On May 4, 1984, Gallo and his collaborators published a series of four papers
in the scientific journal Science demonstrating that a retrovirus they had
isolated, called HTLV-III in the belief that the virus was related to the
leukemia viruses of Gallo's earlier work, was the cause of AIDS. A French team at the Pasteur Institute in Paris, France, led by Luc Montagnier, had published a paper in Science in
1983, describing a retrovirus they called LAV (lymphadenopathy associated
virus), isolated from a patient at risk for AIDS. Gallo was awarded
his second Lasker Award in 1986 for "determining that the retrovirus now
known as HIV-1 is the cause of Acquired Immune Deficiency Syndrome
(AIDS)." He is the only recipient of two Lasker Awards. In 1986, Gallo, Dharam Ablashi, and Syed Zaki
Salahuddin discovered human herpesvirus 6 (HHV-6), later found to cause Roseola infantum, an
infantile disease. In 1989, at a conference sponsored by the
Catholic Church at Vatican City on HIV/AIDS, Gallo promised
attendees that there would be an effective vaccine by 1992. In 1991,
following years of controversy surrounding a 1987 out of court settlement
between the National Institutes of Health and France's Pasteur Institute, Gallo
admitted the virus he claimed to have discovered in 1984 was in reality a virus
sent to him from France the year before, putting an end to a six-year effort by
Gallo and his employer, the National Institutes of Health, to claim the AIDS
virus as an independent discovery. In 1995, Gallo with his colleagues Paolo Lusso and
Fiorenza Cocchi published their discovery that chemokines, a class of naturally
occurring compounds, are potent and specific HIV inhibitors. This discovery was heralded by Science
magazine as one of the top scientific breakthroughs of the year. The role
chemokines play in controlling the progression of HIV infection has influenced
thinking on how AIDS works against the human immune system] and led to a class of drugs used to treat HIV,
the chemokine antagonists or entry inhibitors, and helped (conceptually) in the advances
that led to the discovery of the cell co-receptor for HIV infection, because
this is the molecule the HIV inhibitory molecules bind.Gallo and two longtime
scientific collaborators, Robert R. Redfield and William A. Blattner,
founded the Institute of Human Virology in
1996. Gallo's team at the institute maintain an ongoing program of scientific
research and clinical care and treatment for people living with HIV/AIDS,
treating more than 5,000 patients in Baltimore and 500,000 patients at
institute-supported clinics in Africa and the Caribbean. In July 2007, Gallo and his team were awarded
a $15 million grant from the Bill and Melinda Gates
Foundation for research into a preventive vaccine for HIV/AIDS.
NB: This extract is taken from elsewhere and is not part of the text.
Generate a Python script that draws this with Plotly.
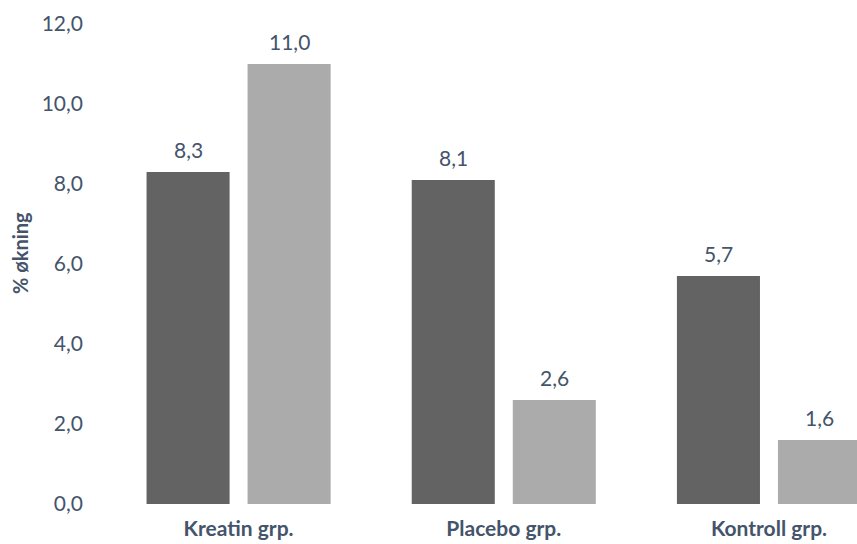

Additionally, in 2011 Gallo and his team received $23.4 million from a
consortium of funding sources to support the next phase of research into the
Institute of Human Virology's (IHV) promising HIV/AIDS preventive vaccine
candidate. The IHV vaccine program grants included $16.8 million from the
Bill & Melinda Gates Foundation, $2.2 million from the U.S. Army's
Military HIV Research Program (MHRP), and other research funding from a variety
of sources including the U.S. National Institutes of Health (NIH).